- DATA EXTRACT
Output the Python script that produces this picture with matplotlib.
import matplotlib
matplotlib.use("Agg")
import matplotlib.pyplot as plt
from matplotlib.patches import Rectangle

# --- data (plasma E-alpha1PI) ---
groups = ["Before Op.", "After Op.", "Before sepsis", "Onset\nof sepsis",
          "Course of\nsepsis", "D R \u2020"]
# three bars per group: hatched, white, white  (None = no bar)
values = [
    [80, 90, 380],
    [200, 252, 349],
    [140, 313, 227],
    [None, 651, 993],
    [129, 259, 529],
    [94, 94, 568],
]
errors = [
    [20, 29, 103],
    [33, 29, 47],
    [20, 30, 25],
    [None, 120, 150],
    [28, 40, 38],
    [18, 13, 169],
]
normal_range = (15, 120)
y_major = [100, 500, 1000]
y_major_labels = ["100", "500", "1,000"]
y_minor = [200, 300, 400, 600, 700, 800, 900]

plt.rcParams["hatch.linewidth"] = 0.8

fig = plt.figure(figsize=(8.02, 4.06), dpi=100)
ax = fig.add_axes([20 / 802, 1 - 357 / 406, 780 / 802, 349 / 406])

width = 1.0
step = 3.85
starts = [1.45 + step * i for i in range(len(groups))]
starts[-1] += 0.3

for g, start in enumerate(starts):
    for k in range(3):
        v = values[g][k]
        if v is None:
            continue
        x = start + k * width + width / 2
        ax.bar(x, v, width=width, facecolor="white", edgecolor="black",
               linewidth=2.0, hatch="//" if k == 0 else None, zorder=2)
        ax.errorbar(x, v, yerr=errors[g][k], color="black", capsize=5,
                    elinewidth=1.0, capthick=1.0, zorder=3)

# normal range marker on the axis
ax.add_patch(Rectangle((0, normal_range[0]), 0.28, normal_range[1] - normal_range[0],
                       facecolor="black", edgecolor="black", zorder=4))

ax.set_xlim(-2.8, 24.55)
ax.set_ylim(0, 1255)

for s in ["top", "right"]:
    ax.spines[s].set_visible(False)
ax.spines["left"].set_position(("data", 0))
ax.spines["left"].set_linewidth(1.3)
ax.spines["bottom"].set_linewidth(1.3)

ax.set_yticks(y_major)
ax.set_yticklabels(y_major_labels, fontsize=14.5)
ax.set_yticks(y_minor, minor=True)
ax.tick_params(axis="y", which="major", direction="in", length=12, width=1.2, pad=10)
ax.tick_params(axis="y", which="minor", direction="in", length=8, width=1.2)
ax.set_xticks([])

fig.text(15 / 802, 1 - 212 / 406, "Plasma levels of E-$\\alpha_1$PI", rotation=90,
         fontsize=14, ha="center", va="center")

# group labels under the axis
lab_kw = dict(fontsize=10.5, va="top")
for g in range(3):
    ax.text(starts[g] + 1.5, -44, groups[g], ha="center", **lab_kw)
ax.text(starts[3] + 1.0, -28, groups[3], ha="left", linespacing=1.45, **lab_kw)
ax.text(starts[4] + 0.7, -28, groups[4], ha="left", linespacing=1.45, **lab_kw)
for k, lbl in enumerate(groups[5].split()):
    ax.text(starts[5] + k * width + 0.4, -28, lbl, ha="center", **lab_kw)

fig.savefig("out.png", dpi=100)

- EXERCISE AIM
Quote exactly the lines running from the start of the listing above through the line where "from matplotlib.patches import Rectangle" is found, and output no other lines.

- RESPONSE TO THIS TASK
Output the Python script that produces this picture with matplotlib.
import matplotlib
matplotlib.use("Agg")
import matplotlib.pyplot as plt
from matplotlib.patches import Rectangle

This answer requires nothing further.